Tuesday, August 31, 2010

The Burn Test; Is It Wool?

If you are a Small Business volunteer who works with a group that does anything with fiber or textiles and had to deal with some aspect of quality control, chances are you've wondered what kind of materials your group is actually using. So, you ask your group, "what is this made of?"

Many times the reply would be "sufa" (wool).

For me, my response was, "Hmmm..." I'd think to myself, I don't think so...

In my case my cooperative was making mostly knit gloves for winter at the time. They were using a yarn that they'd have stranded together at the local yarn shop to make it as thick or thin as they wanted. It was a "fuzzy" yarn, and kind of scratchy, but it wasn't wool.

At first it was difficult because my language skills weren't as developed. Maybe they know it's not wool, they just don't have a word for synthetic. Or maybe they really thought it was wool.

So later on we had a little chat and I explained the difference between wool and acrylic. That was really all my cooperative needed. For the types of products the cooperative makes now, it isn't important that they use wool or even cotton for them to be appealing to a tourist or export market. In fact, using the acrylic yarns that they use work better for making their coin purses because they are easily washed, the colors don't bleed, and the yarn has a slight sheen to it.

But for some cooperatives, especially those who make carpets and want to export them, it's really important that they at least know the fiber content of their products.

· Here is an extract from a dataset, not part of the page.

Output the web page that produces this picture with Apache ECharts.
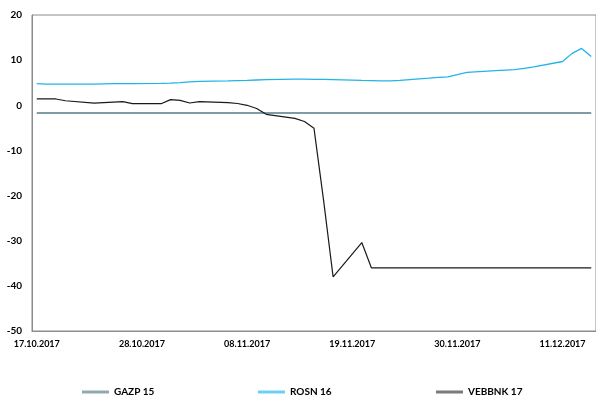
<!DOCTYPE html>
<html>
<head>
<meta charset="utf-8">
<script src="https://cdn.jsdelivr.net/npm/echarts@6/dist/echarts.min.js"></script>
<style>html,body{margin:0;padding:0;background:#fff}#c{width:596px;height:401px}</style>
</head>
<body>
<div id="c"></div>
<script>
// Calendar days 17.10.2017 .. 14.12.2017 (category axis); weekend days carry no data
const categories = [
  "17.10.2017","18.10.2017","19.10.2017","20.10.2017","21.10.2017","22.10.2017","23.10.2017","24.10.2017","25.10.2017","26.10.2017",
  "27.10.2017","28.10.2017","29.10.2017","30.10.2017","31.10.2017","01.11.2017","02.11.2017","03.11.2017","04.11.2017","05.11.2017",
  "06.11.2017","07.11.2017","08.11.2017","09.11.2017","10.11.2017","11.11.2017","12.11.2017","13.11.2017","14.11.2017","15.11.2017",
  "16.11.2017","17.11.2017","18.11.2017","19.11.2017","20.11.2017","21.11.2017","22.11.2017","23.11.2017","24.11.2017","25.11.2017",
  "26.11.2017","27.11.2017","28.11.2017","29.11.2017","30.11.2017","01.12.2017","02.12.2017","03.12.2017","04.12.2017","05.12.2017",
  "06.12.2017","07.12.2017","08.12.2017","09.12.2017","10.12.2017","11.12.2017","12.12.2017","13.12.2017","14.12.2017"
];
const N = null;
const gazp15 = [
  -1.7,-1.7,-1.7,-1.7,N,N,-1.7,-1.7,-1.7,-1.7,
  -1.7,N,N,-1.7,-1.7,-1.7,-1.7,-1.7,N,N,
  -1.7,-1.7,-1.7,-1.7,-1.7,N,N,-1.7,-1.7,-1.7,
  -1.7,-1.7,N,N,-1.7,-1.7,-1.7,-1.7,-1.7,N,
  N,-1.7,-1.7,-1.7,-1.7,-1.7,N,N,-1.7,-1.7,
  -1.7,-1.7,-1.7,N,N,-1.7,-1.7,-1.7,-1.7
];
const rosn16 = [
  4.8,4.7,4.7,4.7,N,N,4.7,4.75,4.8,4.8,
  4.8,N,N,4.85,4.9,5.0,5.2,5.3,N,N,
  5.4,5.45,5.5,5.6,5.7,N,N,5.8,5.8,5.75,
  5.75,5.7,N,N,5.5,5.45,5.4,5.4,5.5,N,
  N,6.0,6.2,6.3,6.8,7.3,N,N,7.7,7.8,
  7.9,8.2,8.5,N,N,9.7,11.5,12.6,10.8
];
const vebbnk17 = [
  1.4,1.4,1.4,1.0,N,N,0.5,0.6,0.7,0.8,
  0.35,N,N,0.35,1.25,1.1,0.5,0.8,N,N,
  0.6,0.4,0.0,-0.7,-2.0,N,N,-2.9,-3.6,-5.1,
  -21,-38,N,N,-30.4,-36,-36,-36,-36,N,
  N,-36,-36,-36,-36,-36,N,N,-36,-36,
  -36,-36,-36,N,N,-36,-36,-36,-36
];
const yTicks = { min: -50, max: 20, interval: 10 };

const FONT = 'Lato';
const chart = echarts.init(document.getElementById('c'), null, { renderer: 'canvas' });
const legendBase = {
  top: 387, itemWidth: 27, itemHeight: 3, icon: 'rect', itemGap: 4, padding: 0,
  textStyle: { fontFamily: FONT, fontWeight: 'bold', fontSize: 10, color: '#000' },
  selectedMode: false
};
chart.setOption({
  animation: false,
  backgroundColor: '#fff',
  grid: { left: 32, right: 0, top: 15, bottom: 70, show: true, borderColor: '#8c8c8c', borderWidth: 1 },
  legend: [
    Object.assign({}, legendBase, { left: 82, data: [{ name: 'GAZP 15', itemStyle: { color: '#8fa9b1' } }] }),
    Object.assign({}, legendBase, { left: 258, data: [{ name: 'ROSN 16', itemStyle: { color: '#6fcff2' } }] }),
    Object.assign({}, legendBase, { left: 436, data: [{ name: 'VEBBNK 17', itemStyle: { color: '#7a7a7a' } }] })
  ],
  xAxis: {
    type: 'category',
    data: categories,
    boundaryGap: true,
    axisLine: { onZero: false, lineStyle: { color: '#8c8c8c', width: 1 } },
    axisTick: { show: false },
    axisLabel: { interval: 10, margin: 9, fontFamily: FONT, fontWeight: 'bold', fontSize: 9, color: '#000' },
    splitLine: { show: false }
  },
  yAxis: {
    type: 'value',
    min: yTicks.min, max: yTicks.max, interval: yTicks.interval,
    axisLine: { show: true, lineStyle: { color: '#8c8c8c', width: 1 } },
    axisTick: { show: false },
    axisLabel: { margin: 10, fontFamily: FONT, fontWeight: 'bold', fontSize: 10, color: '#000' },
    splitLine: { show: false }
  },
  series: [
    { name: 'GAZP 15', type: 'line', data: gazp15, connectNulls: true, symbol: 'none',
      lineStyle: { color: '#7f9ca6', width: 2 }, itemStyle: { color: '#7f9ca6' } },
    { name: 'ROSN 16', type: 'line', data: rosn16, connectNulls: true, symbol: 'none',
      lineStyle: { color: '#22b4e8', width: 1.3 }, itemStyle: { color: '#22b4e8' } },
    { name: 'VEBBNK 17', type: 'line', data: vebbnk17, connectNulls: true, symbol: 'none',
      lineStyle: { color: '#1a1a1a', width: 1.2 }, itemStyle: { color: '#1a1a1a' } }
  ]
});
</script>
</body>
</html>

About a year ago I was talking to a fellow volunteer (Lynn) who was having this problem with her group. That's when I remembered the Fiber Burn Chart that I had learned about in my Fibers class back in college. I showed her the chart, and since then she's been burning just about every yarn in sight wherever she goes! The link above explains the simple process of burning unknown fiber to see what it's made from. It's a great resource for volunteers working with textile-based cooperatives. I love to hear Lynn's stories about bringing her lighter to her cooperative and showing the women if a yarn is wool or not. It's been very enlightening for the women.

Monday, August 30, 2010

Fun, Easy, and Cheap Jewelry Projects

If your a current Small Business Development or Youth Development Volunteer in Morocco you've probably heard of the Art Resource Manual (ARM) that two of my stagemates (Hillary and Lisa) are putting together. They're really trying to put together a great resource for future volunteers so that they don't have to recreate the wheel. I'm trying to help them out by putting together some of the projects that I've done here in country that I think other volunteers could benifit from.

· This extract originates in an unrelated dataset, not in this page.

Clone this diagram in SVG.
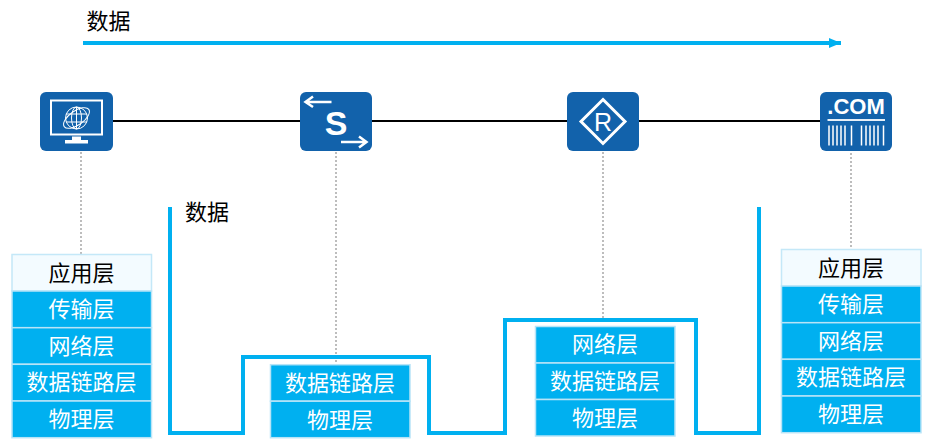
<svg xmlns="http://www.w3.org/2000/svg" width="931" height="445" viewBox="0 0 931 445">
<style>
text{font-family:"Noto Sans CJK SC","Liberation Sans",sans-serif;font-size:22px;text-anchor:middle}
.d{fill:#00b0f0;stroke:#b8e4f7;stroke-width:1.5}
.a{fill:#f3fbff;stroke:#c4e8f8;stroke-width:1.5}
.w{fill:#fff}
.k{fill:#000}
.ic{fill:#1262ab}
.dot{fill:none;stroke:#bdbdbd;stroke-width:2;stroke-dasharray:2 2}
.wl{fill:none;stroke:#fff;stroke-linecap:butt}
.lat{font-family:"Liberation Sans",sans-serif}
</style>
<defs>
<marker id="ah" markerUnits="userSpaceOnUse" markerWidth="12" markerHeight="12" refX="12" refY="6" orient="auto"><path d="M0 1L12 6L0 11z" fill="#00b0f0"/></marker>
</defs>
<g id="connectors">
<path d="M113 121H300M372 121H567M639 121H820" fill="none" stroke="#000" stroke-width="2"/>
<path class="dot" d="M81 152V254M336 152V372M603 152V320M851 153V249"/>
<path d="M83 43H841" fill="none" stroke="#00b0f0" stroke-width="4" marker-end="url(#ah)"/>
<path d="M170 207V433H243V357H429V433H505V320H696V433H759V207" fill="none" stroke="#00b0f0" stroke-width="4"/>
</g>
<text x="108.500" y="29" class="k">数据</text>
<text x="207" y="220" class="k">数据</text>
<g id="host">
<rect class="ic" x="40" y="92" width="73" height="59" rx="6"/>
<rect class="wl" x="51" y="100.500" width="51" height="34" stroke-width="2"/>
<path class="w" d="M72 136.500H81V140H88V143.500H65V140H72z"/>
<g class="wl" stroke-width="1">
<circle cx="76.500" cy="118" r="11"/>
<ellipse cx="76.500" cy="118" rx="5" ry="11"/>
<path d="M66 114H87M66 122H87M76.500 107V129"/>
<ellipse cx="76.500" cy="118" rx="15" ry="7" transform="rotate(-35 76.500 118)"/>
</g>
</g>
<g id="switch">
<rect class="ic" x="300" y="92" width="72" height="59" rx="6"/>
<path class="wl" stroke-width="2.500" d="M331.500 102H306M313 96.500L305.500 102L313 107M341 142H366M359 136.500L366.500 142L359 147.500"/>
<text class="w lat" x="336" y="135" style="font-size:34px;font-weight:bold">S</text>
</g>
<g id="router">
<rect class="ic" x="567" y="92" width="72" height="59" rx="6"/>
<path class="wl" stroke-width="3" d="M603 99.500L625 121.500L603 143.500L581 121.500z"/>
<text class="w lat" x="603" y="131" style="font-size:25px">R</text>
</g>
<g id="server">
<rect class="ic" x="820" y="92" width="72" height="59" rx="6"/>
<text class="w lat" x="856" y="113.500" style="font-size:22px;font-weight:bold">.COM</text>
<path class="wl" stroke-width="2" stroke-opacity=".9" d="M827.500 120H885"/>
<path class="wl" stroke-width="1.500" d="M829 125.500V145.500M833 125.500V145.500M837 125.500V145.500M841 125.500V145.500M845 125.500V145.500M851.500 125.500V145.500M861.500 125.500V145.500M866 125.500V145.500M870 125.500V145.500M874 125.500V145.500M878 125.500V145.500M883.500 125.500V145.500"/>
</g>
<g id="stack-host">
<rect class="a" x="12" y="254.500" width="139.500" height="36.500"/><text class="k" x="81.500" y="281">应用层</text>
<rect class="d" x="12" y="291" width="139.500" height="36.700"/><text class="w" x="81.500" y="317">传输层</text>
<rect class="d" x="12" y="327.700" width="139.500" height="36.600"/><text class="w" x="81.500" y="354">网络层</text>
<rect class="d" x="12" y="364.300" width="139.500" height="36.700"/><text class="w" x="81.500" y="390">数据链路层</text>
<rect class="d" x="12" y="401" width="139.500" height="36.700"/><text class="w" x="81.500" y="427">物理层</text>
</g>
<g id="stack-switch">
<rect class="d" x="270.500" y="364.700" width="139.500" height="36.500"/><text class="w" x="340" y="391">数据链路层</text>
<rect class="d" x="270.500" y="401.200" width="139.500" height="36.500"/><text class="w" x="340" y="428">物理层</text>
</g>
<g id="stack-router">
<rect class="d" x="535.500" y="326.500" width="139.500" height="36.500"/><text class="w" x="605" y="352">网络层</text>
<rect class="d" x="535.500" y="363" width="139.500" height="36.500"/><text class="w" x="605" y="389">数据链路层</text>
<rect class="d" x="535.500" y="399.500" width="139.500" height="36.500"/><text class="w" x="605" y="426">物理层</text>
</g>
<g id="stack-server">
<rect class="a" x="781.500" y="249.500" width="139.500" height="36.500"/><text class="k" x="851" y="276">应用层</text>
<rect class="d" x="781.500" y="286" width="139.500" height="36.700"/><text class="w" x="851" y="312">传输层</text>
<rect class="d" x="781.500" y="322.700" width="139.500" height="36.600"/><text class="w" x="851" y="349">网络层</text>
<rect class="d" x="781.500" y="359.300" width="139.500" height="36.700"/><text class="w" x="851" y="385">数据链路层</text>
<rect class="d" x="781.500" y="396" width="139.500" height="36.700"/><text class="w" x="851" y="422">物理层</text>
</g>
</svg>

In this post I will give a how to for making paper beads and will show examples of some finished jewelry pieces that I've made with the paper beads, as well as the felt beads from my last post; Felt Beads, How To. I got the idea for trying the paper bead project from a CraftSanity blog post. On Jennifer's blog she even has an awesome video of a TV segment where she demonstrates the process. But for the benifit of ARM, as well as all you volunteers that might not have a fast enough internet connection to view the video, I'm going to go through the process of making the beads step-by-step.

How To Make Paper Beads

Materials needed:

Old Magazines
Glue (I found mine at the hardware store)
Paint brush (small)
Something to form the bead around such as knitting needles, pens, etc. (I like beads with small holes so I use a very skinny knitting needle. They are widely available in Morocco)

Step one
cut up some magazine pages into long triangular pieces. Play around with the length and width of the pieces because they will make differently shaped beads. Try to keep the triangles uniform if you want your beads to be a similar size and shape (duh).

Step two
Paint the glue onto the wrong side of the magazine (the side you don't want to see). Start the glue about one inch from wide end. If your glue starts all the way at the wide end then you will glue it to whatever you are making your bead with (oops).

Step three
Starting at the wide end, tightly wrap the paper around the knitting needle/pen. Go slowly so that it looks pretty!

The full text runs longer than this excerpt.